After Russian Explosion, Global Zero Warns Against New Nuclear Arms Race
WASHINGTON – On Thursday, August 8, the explosion of what is believed to be a new nuclear-powered missile killed seven scientists and caused a spike in radiation in the Arkhangelsk region of northern Russia. Based on reports, experts believe a facility near the village of Nyonoska was developing the cruise missile unveiled by Russian President Vladimir Putin in March 2018, which he claimed could carry a nuclear warhead to any point on the globe.
Responding to the accident, Derek Johnson, executive director of the international Global Zero movement for the elimination of all nuclear weapons, issued the following statement:
“Fatal accidents, risky posturing, obscene spending, mounting instability and fear – these are all features of nuclear arms racing, not bugs. We can expect to see more of this as the United States and Russia, the world’s two largest hoarders of nuclear weapons, attempt to one-up each other in a Cold War redux that puts the whole world at risk.
“When it comes to nuclear weapons, the United States and Russia are the world’s worst offenders – both countries are lavishing hundreds of billions of dollars to upgrade their massive arsenals – but this accident in Nyonoska suggests Russia is taking it to the next level. A nuclear warhead capable of incinerating an entire city is bad enough, but slap it on a nuclear-powered delivery system and you’ve got something truly volatile on your hands – to the point of idiocy. There’s a reason the United States abandoned development of similar nuclear-powered cruise missile half a century ago: these things are wildly dangerous, too dangerous even to test.

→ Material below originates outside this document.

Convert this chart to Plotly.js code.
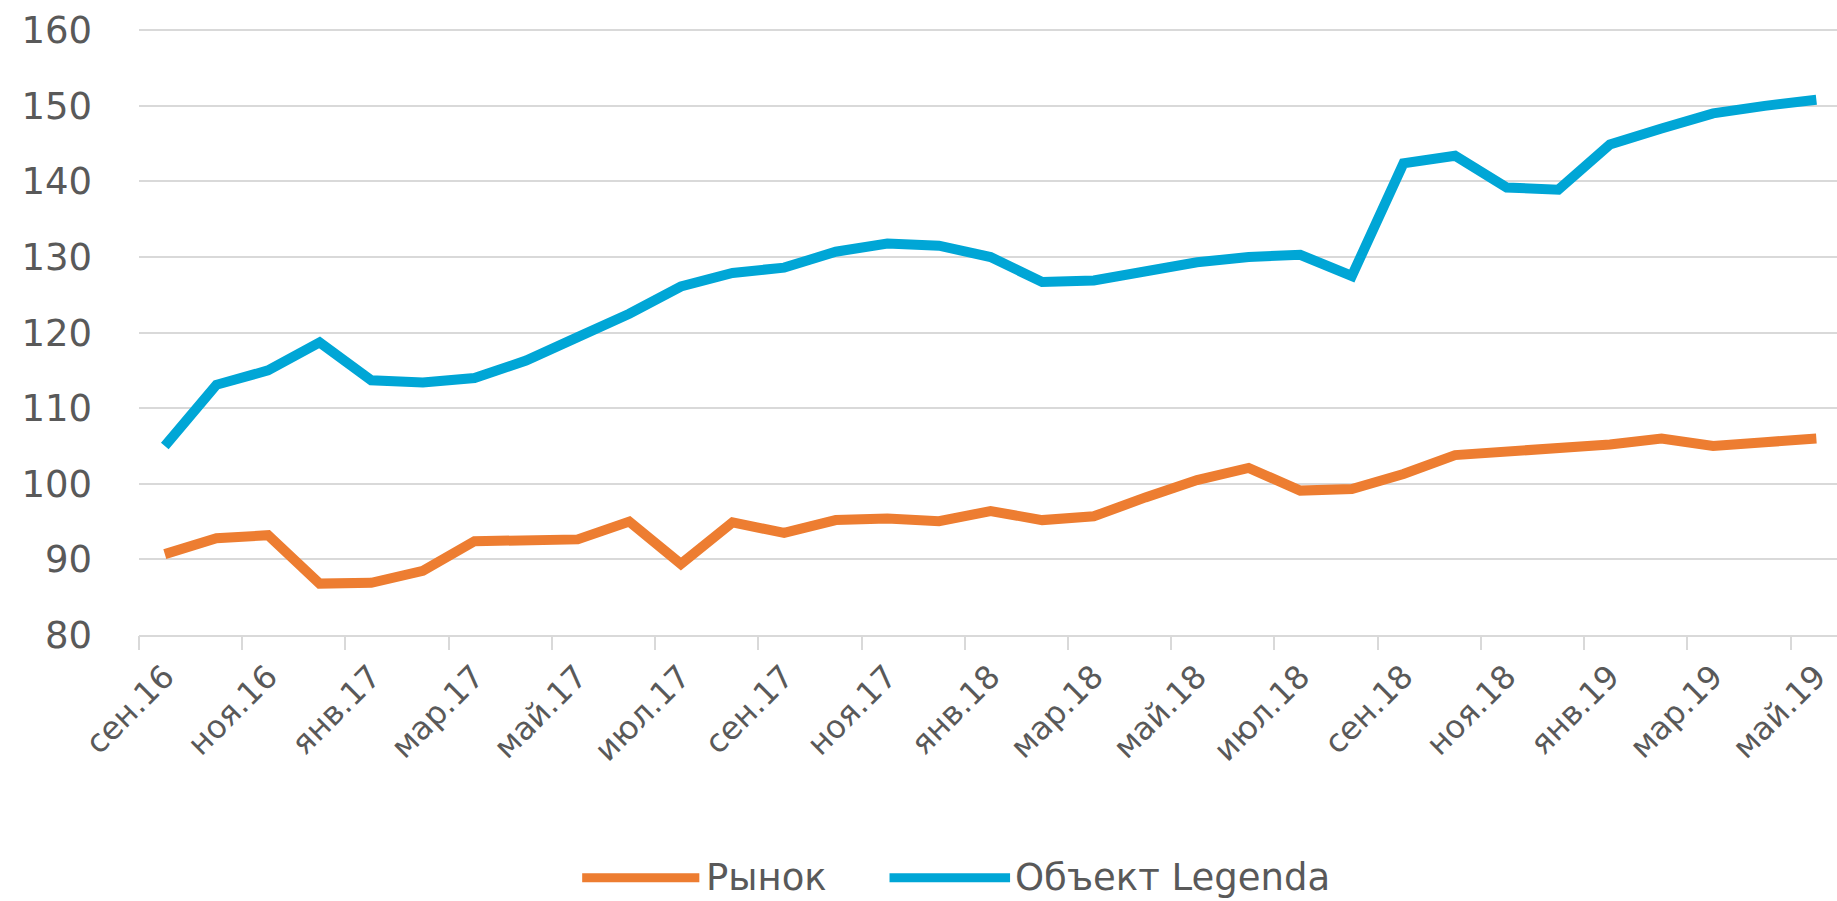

“Vladimir Putin is pursuing this fantastical weapon to overcome U.S. missile defenses – systems that are oversold to the American public and foreign governments despite their spotty track record. And while Donald Trump’s claim that the United States already possesses a more advanced version of this cruise missile is devoid of fact, his administration is likely to respond by doubling down on unreliable capabilities and dangerous weapons systems that only increase the already unacceptably high risk of nuclear conflict.
“What happened last week in Nyonoksa brings into focus just how dramatically Russia and the United States are moving in the wrong direction. We are straying far and fast from the principle that ‘a nuclear war cannot be won and must never be fought.’ Washington and Moscow would do well to recall the hard lessons of the Cold War – and stop undermining the steady progress that brought global nuclear stockpiles down from a peak of 70,000 in 1986 to fewer than 14,000 weapons today. More nuclear weapons does not mean more security; we have to quickly change our course.
“Reengaging in serious dialogue on nuclear arms control and strategic stability is an immediate place to start. So is extending the 2010 New START agreement and preserving the last remaining check on U.S.-Russian nuclear ambitions. But ultimately, the United States and Russia need to shake this obsession with these weapons of mass destruction and hit the brakes on a nuclear spending spree utterly out of sync with 21st Century security threats; reform their national security doctrines and forces around the principle of No First Use of nuclear weapons; abandon dangerous Cold War policies that keep nearly 1,800 nuclear weapons locked and loaded, ready to launch instantaneously on (potentially false) warning of attack; and bring every effort to bear to advance the phased, verified elimination of all nuclear weapons globally.”